In the prior art, a variety of mechanical plungers for use in gas-lift systems for production of fluids from wells have been disclosed or are known. Each has disadvantages. Some examples follow:
U.S. Pat. No. 6,725,916 to Gray et al. (“Gray”) discloses a plunger with a system of floating, spring-loaded pads between a plunger's body and the tubular within which it operates, together with a novel seal and internal passage, with the aim of facilitating rapid descent of the plunger from its upper-most part of a stroke in its lift-cycle (by opening the inner passage at the top of the stroke, and reclosing it at the bottom). Gray provides a good example of state-of-the art pad systems. Gray's “jacket” comprises a series of interlocking pads held to the plunger's body but spring-loaded to bias outwardly toward the tubular's walls. The aspect in Gray's jacket which is relevant, is the provision of “labyrinthine passages” between the jacket's elements (the spaces between the pads), which in Gray are formed by the interlocking teeth of each pad with the adjacent pads—when the jacket (pads) is expanded, the spaces between the interlocking pads increases, providing larger and larger flow-paths for fluid communication past the plunger in the tubular during use. This is undesirable, and Gray has attempted to resolve the issue by making these passages between the interlocking pads “labyrinthine” or following a toothed, notched, or circuitous pathway. Notably, the notch-finger interlocking region between pads in Gray are also stepped and matched with a step in the extended end of each finger (and a mating void in the recess or notch into which the finger fits when assembled) which is stepped up and down in a direction radial to the linear centre of the plunger (to its longitudinal axis), while the rest of the adjacent pads' mating surface edges are not stepped in that way. While providing some resistance to fluid flow past the plunger in the annulus between the plunger and the tubular, there is still a void and passageway for fluid communication with a large cross-section.

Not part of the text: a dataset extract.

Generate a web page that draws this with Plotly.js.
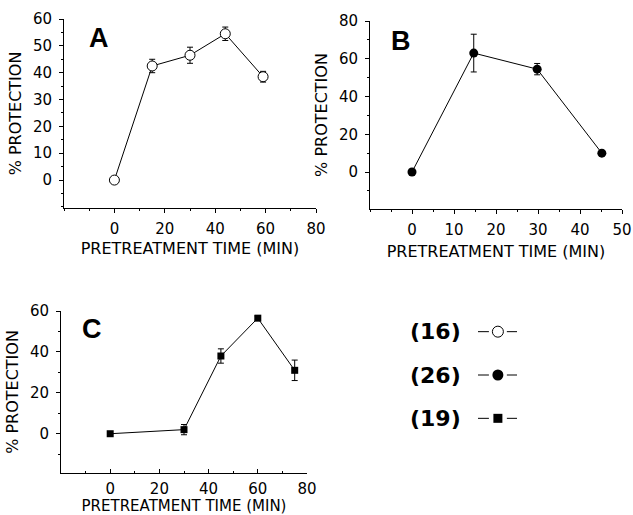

US Patent Application 2012/0080196 by Laing (“Laing”) discloses a plunger lift and safety valve system with a variable outside diameter plunger where the diameter is variable by the retraction and expansion of pads deployed about the outer circumference of the plunger's body between the plunger and the tubular (when expanded) or between the plunger and a smaller-diameter (than the tubular) safety valve (when the pads are retracted). The pads are spring-biased toward the inner surface of the tubular from the plunger, and are interlocking with each other to permit them to radially expand and contract but to be firmly held linearly in position with the plunger (linearly along the direction of the plunger's longitudinal axis). The relevance of Laing as an example of prior art plunger pad systems is that the pads interlock and are biased outwardly by springs, but when expanded the spaces between the pads open up, providing a large cross-section (viewed longitudinally along the plunger's axis to a cross-section of the plunger and pads), the openings between the pads are the relevant flow-paths for fluid flow past the plunger, which is undesirable both in terms of efficiency of operation, as well as contamination of the plunger's working parts with materials produced with the hydrocarbon fluids in the well (debris, sand, silt, corrosive materials, etc).
It is an object of the present invention to obviate or mitigate at least one disadvantage of previous related art.